### What is required
Reproduce all the lines below exactly and omit the images.

== Exercise materials

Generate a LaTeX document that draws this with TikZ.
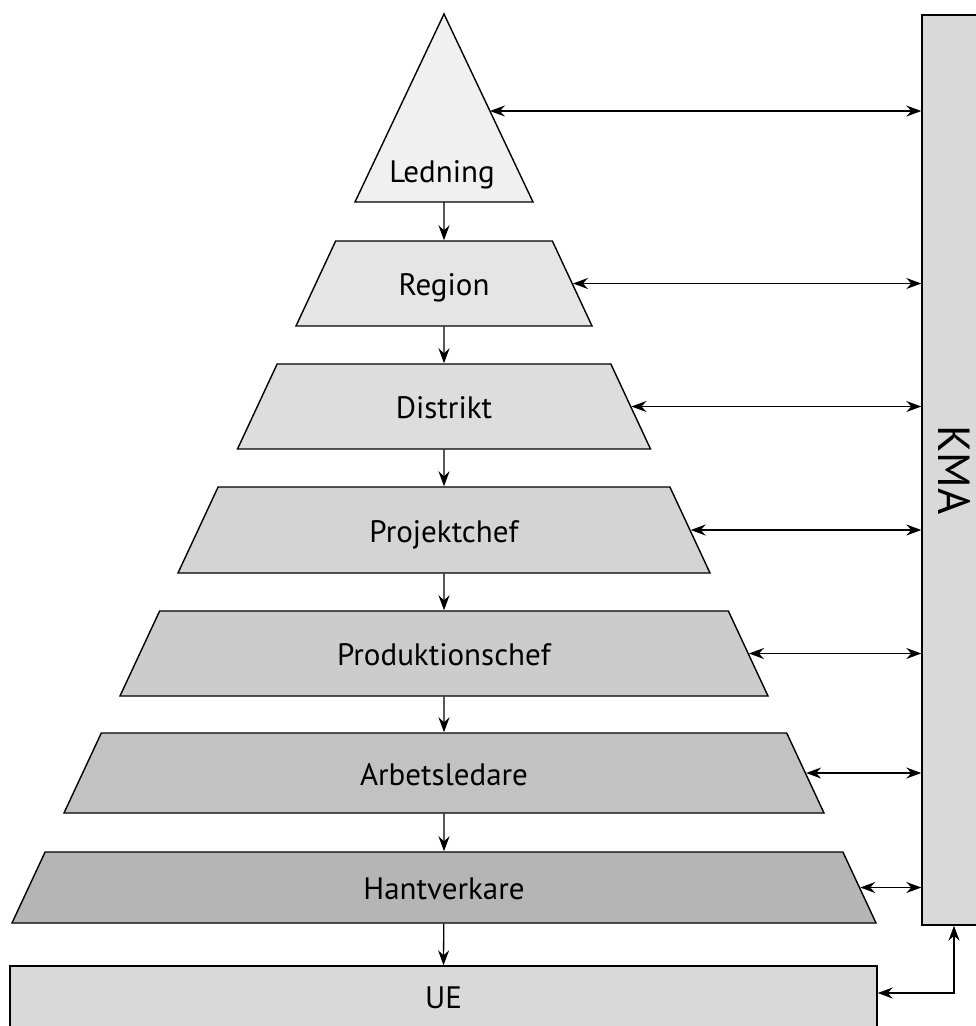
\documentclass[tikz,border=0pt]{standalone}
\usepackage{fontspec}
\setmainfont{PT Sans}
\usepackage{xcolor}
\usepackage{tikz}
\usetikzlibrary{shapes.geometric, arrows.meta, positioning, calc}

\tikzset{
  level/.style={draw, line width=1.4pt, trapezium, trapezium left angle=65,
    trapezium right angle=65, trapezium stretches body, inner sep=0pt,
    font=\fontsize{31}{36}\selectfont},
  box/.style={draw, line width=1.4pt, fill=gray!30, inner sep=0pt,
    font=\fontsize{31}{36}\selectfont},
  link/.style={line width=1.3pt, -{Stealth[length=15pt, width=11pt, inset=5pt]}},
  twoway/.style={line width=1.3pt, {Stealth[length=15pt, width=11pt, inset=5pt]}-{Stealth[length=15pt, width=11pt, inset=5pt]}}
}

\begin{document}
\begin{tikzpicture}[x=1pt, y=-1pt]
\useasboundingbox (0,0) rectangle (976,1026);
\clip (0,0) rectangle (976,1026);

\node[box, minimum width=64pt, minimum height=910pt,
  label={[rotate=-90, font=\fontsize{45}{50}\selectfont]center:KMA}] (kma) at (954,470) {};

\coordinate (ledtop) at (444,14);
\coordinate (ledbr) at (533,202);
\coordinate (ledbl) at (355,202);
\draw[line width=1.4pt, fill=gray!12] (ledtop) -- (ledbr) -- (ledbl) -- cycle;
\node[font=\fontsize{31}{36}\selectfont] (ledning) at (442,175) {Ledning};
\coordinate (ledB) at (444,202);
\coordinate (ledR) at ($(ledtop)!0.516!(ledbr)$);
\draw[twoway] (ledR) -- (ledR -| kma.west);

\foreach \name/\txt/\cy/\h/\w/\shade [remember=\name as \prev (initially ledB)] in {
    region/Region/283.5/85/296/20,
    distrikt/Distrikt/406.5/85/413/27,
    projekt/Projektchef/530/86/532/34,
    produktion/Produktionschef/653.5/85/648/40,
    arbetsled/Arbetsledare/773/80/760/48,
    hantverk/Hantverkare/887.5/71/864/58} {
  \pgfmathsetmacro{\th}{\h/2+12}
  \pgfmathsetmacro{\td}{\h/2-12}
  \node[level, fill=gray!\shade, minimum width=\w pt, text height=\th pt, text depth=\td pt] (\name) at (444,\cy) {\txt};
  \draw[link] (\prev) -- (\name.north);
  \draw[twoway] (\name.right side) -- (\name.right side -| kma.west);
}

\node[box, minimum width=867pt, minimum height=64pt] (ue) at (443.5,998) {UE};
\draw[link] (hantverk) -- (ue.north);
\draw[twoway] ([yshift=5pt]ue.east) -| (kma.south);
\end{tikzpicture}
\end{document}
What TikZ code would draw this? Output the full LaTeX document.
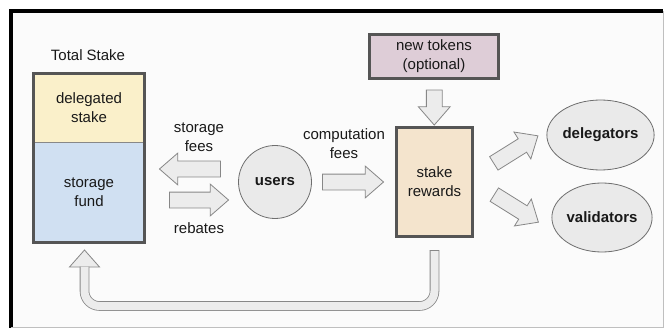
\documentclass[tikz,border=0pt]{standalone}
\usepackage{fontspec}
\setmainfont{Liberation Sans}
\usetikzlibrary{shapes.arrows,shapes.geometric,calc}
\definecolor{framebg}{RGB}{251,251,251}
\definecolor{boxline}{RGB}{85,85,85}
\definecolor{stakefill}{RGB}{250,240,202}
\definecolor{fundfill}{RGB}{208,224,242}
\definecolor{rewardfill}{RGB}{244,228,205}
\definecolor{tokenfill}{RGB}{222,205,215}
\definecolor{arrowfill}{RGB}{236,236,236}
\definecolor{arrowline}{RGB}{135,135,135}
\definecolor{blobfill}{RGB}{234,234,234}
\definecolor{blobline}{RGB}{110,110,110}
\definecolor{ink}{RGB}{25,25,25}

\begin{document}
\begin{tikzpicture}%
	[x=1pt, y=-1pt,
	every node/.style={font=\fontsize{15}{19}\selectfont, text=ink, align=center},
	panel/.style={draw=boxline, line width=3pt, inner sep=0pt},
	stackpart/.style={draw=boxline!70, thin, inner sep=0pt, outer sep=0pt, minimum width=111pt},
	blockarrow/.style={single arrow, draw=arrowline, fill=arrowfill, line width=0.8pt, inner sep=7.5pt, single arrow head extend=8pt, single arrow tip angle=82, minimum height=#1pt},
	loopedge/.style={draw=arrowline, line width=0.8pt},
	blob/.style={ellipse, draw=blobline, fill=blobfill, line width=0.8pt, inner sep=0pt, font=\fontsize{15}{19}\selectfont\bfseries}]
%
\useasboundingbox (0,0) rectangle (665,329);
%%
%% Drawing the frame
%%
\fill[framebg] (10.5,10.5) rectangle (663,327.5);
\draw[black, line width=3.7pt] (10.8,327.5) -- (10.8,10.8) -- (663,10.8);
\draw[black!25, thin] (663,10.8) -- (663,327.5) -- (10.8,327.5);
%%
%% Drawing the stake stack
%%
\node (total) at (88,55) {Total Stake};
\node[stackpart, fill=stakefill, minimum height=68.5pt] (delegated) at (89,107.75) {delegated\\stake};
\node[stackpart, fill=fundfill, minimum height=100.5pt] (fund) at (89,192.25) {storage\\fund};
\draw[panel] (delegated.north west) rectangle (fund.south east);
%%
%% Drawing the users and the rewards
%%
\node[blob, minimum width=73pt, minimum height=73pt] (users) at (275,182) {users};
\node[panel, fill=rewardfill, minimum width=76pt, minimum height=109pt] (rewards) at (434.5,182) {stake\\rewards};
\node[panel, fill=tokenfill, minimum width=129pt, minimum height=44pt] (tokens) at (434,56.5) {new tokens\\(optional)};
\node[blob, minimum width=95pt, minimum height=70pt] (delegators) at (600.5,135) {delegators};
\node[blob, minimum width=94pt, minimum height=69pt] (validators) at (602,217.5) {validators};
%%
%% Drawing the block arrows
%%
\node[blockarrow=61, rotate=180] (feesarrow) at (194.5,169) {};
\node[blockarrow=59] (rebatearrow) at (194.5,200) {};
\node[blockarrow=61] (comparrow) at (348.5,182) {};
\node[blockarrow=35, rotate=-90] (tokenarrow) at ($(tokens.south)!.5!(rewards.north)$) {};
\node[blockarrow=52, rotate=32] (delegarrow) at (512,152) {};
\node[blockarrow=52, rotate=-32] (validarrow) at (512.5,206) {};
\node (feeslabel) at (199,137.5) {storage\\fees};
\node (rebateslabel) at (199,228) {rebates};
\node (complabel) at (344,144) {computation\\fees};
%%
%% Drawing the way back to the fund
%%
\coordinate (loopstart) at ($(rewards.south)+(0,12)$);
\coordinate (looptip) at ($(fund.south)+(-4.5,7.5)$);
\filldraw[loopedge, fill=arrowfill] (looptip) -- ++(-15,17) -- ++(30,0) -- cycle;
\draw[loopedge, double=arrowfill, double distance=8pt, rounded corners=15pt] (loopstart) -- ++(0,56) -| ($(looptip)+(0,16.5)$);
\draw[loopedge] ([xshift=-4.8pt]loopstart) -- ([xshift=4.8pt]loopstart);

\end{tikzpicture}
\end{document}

====

### Right answer
Generate a LaTeX document that draws this with TikZ.
\documentclass[tikz,border=0pt]{standalone}
\usepackage{fontspec}
\setmainfont{PT Sans}
\usepackage{xcolor}
\usepackage{tikz}
\usetikzlibrary{shapes.geometric, arrows.meta, positioning, calc}

\tikzset{
  level/.style={draw, line width=1.4pt, trapezium, trapezium left angle=65,
    trapezium right angle=65, trapezium stretches body, inner sep=0pt,
    font=\fontsize{31}{36}\selectfont},
  box/.style={draw, line width=1.4pt, fill=gray!30, inner sep=0pt,
    font=\fontsize{31}{36}\selectfont},
  link/.style={line width=1.3pt, -{Stealth[length=15pt, width=11pt, inset=5pt]}},
  twoway/.style={line width=1.3pt, {Stealth[length=15pt, width=11pt, inset=5pt]}-{Stealth[length=15pt, width=11pt, inset=5pt]}}
}

\begin{document}
\begin{tikzpicture}[x=1pt, y=-1pt]
\useasboundingbox (0,0) rectangle (976,1026);
\clip (0,0) rectangle (976,1026);

\node[box, minimum width=64pt, minimum height=910pt,
  label={[rotate=-90, font=\fontsize{45}{50}\selectfont]center:KMA}] (kma) at (954,470) {};

\coordinate (ledtop) at (444,14);
\coordinate (ledbr) at (533,202);
\coordinate (ledbl) at (355,202);
\draw[line width=1.4pt, fill=gray!12] (ledtop) -- (ledbr) -- (ledbl) -- cycle;
\node[font=\fontsize{31}{36}\selectfont] (ledning) at (442,175) {Ledning};
\coordinate (ledB) at (444,202);
\coordinate (ledR) at ($(ledtop)!0.516!(ledbr)$);
\draw[twoway] (ledR) -- (ledR -| kma.west);

\foreach \name/\txt/\cy/\h/\w/\shade [remember=\name as \prev (initially ledB)] in {
    region/Region/283.5/85/296/20,
    distrikt/Distrikt/406.5/85/413/27,
    projekt/Projektchef/530/86/532/34,
    produktion/Produktionschef/653.5/85/648/40,
    arbetsled/Arbetsledare/773/80/760/48,
    hantverk/Hantverkare/887.5/71/864/58} {
  \pgfmathsetmacro{\th}{\h/2+12}
  \pgfmathsetmacro{\td}{\h/2-12}
  \node[level, fill=gray!\shade, minimum width=\w pt, text height=\th pt, text depth=\td pt] (\name) at (444,\cy) {\txt};
  \draw[link] (\prev) -- (\name.north);
  \draw[twoway] (\name.right side) -- (\name.right side -| kma.west);
}

\node[box, minimum width=867pt, minimum height=64pt] (ue) at (443.5,998) {UE};
\draw[link] (hantverk) -- (ue.north);
\draw[twoway] ([yshift=5pt]ue.east) -| (kma.south);
\end{tikzpicture}
\end{document}
What TikZ code would draw this? Output the full LaTeX document.
\documentclass[tikz,border=0pt]{standalone}
\usepackage{fontspec}
\setmainfont{Liberation Sans}
\usetikzlibrary{shapes.arrows,shapes.geometric,calc}
\definecolor{framebg}{RGB}{251,251,251}
\definecolor{boxline}{RGB}{85,85,85}
\definecolor{stakefill}{RGB}{250,240,202}
\definecolor{fundfill}{RGB}{208,224,242}
\definecolor{rewardfill}{RGB}{244,228,205}
\definecolor{tokenfill}{RGB}{222,205,215}
\definecolor{arrowfill}{RGB}{236,236,236}
\definecolor{arrowline}{RGB}{135,135,135}
\definecolor{blobfill}{RGB}{234,234,234}
\definecolor{blobline}{RGB}{110,110,110}
\definecolor{ink}{RGB}{25,25,25}

\begin{document}
\begin{tikzpicture}%
	[x=1pt, y=-1pt,
	every node/.style={font=\fontsize{15}{19}\selectfont, text=ink, align=center},
	panel/.style={draw=boxline, line width=3pt, inner sep=0pt},
	stackpart/.style={draw=boxline!70, thin, inner sep=0pt, outer sep=0pt, minimum width=111pt},
	blockarrow/.style={single arrow, draw=arrowline, fill=arrowfill, line width=0.8pt, inner sep=7.5pt, single arrow head extend=8pt, single arrow tip angle=82, minimum height=#1pt},
	loopedge/.style={draw=arrowline, line width=0.8pt},
	blob/.style={ellipse, draw=blobline, fill=blobfill, line width=0.8pt, inner sep=0pt, font=\fontsize{15}{19}\selectfont\bfseries}]
%
\useasboundingbox (0,0) rectangle (665,329);
%%
%% Drawing the frame
%%
\fill[framebg] (10.5,10.5) rectangle (663,327.5);
\draw[black, line width=3.7pt] (10.8,327.5) -- (10.8,10.8) -- (663,10.8);
\draw[black!25, thin] (663,10.8) -- (663,327.5) -- (10.8,327.5);
%%
%% Drawing the stake stack
%%
\node (total) at (88,55) {Total Stake};
\node[stackpart, fill=stakefill, minimum height=68.5pt] (delegated) at (89,107.75) {delegated\\stake};
\node[stackpart, fill=fundfill, minimum height=100.5pt] (fund) at (89,192.25) {storage\\fund};
\draw[panel] (delegated.north west) rectangle (fund.south east);
%%
%% Drawing the users and the rewards
%%
\node[blob, minimum width=73pt, minimum height=73pt] (users) at (275,182) {users};
\node[panel, fill=rewardfill, minimum width=76pt, minimum height=109pt] (rewards) at (434.5,182) {stake\\rewards};
\node[panel, fill=tokenfill, minimum width=129pt, minimum height=44pt] (tokens) at (434,56.5) {new tokens\\(optional)};
\node[blob, minimum width=95pt, minimum height=70pt] (delegators) at (600.5,135) {delegators};
\node[blob, minimum width=94pt, minimum height=69pt] (validators) at (602,217.5) {validators};
%%
%% Drawing the block arrows
%%
\node[blockarrow=61, rotate=180] (feesarrow) at (194.5,169) {};
\node[blockarrow=59] (rebatearrow) at (194.5,200) {};
\node[blockarrow=61] (comparrow) at (348.5,182) {};
\node[blockarrow=35, rotate=-90] (tokenarrow) at ($(tokens.south)!.5!(rewards.north)$) {};
\node[blockarrow=52, rotate=32] (delegarrow) at (512,152) {};
\node[blockarrow=52, rotate=-32] (validarrow) at (512.5,206) {};
\node (feeslabel) at (199,137.5) {storage\\fees};
\node (rebateslabel) at (199,228) {rebates};
\node (complabel) at (344,144) {computation\\fees};
%%
%% Drawing the way back to the fund
%%
\coordinate (loopstart) at ($(rewards.south)+(0,12)$);
\coordinate (looptip) at ($(fund.south)+(-4.5,7.5)$);
\filldraw[loopedge, fill=arrowfill] (looptip) -- ++(-15,17) -- ++(30,0) -- cycle;
\draw[loopedge, double=arrowfill, double distance=8pt, rounded corners=15pt] (loopstart) -- ++(0,56) -| ($(looptip)+(0,16.5)$);
\draw[loopedge] ([xshift=-4.8pt]loopstart) -- ([xshift=4.8pt]loopstart);

\end{tikzpicture}
\end{document}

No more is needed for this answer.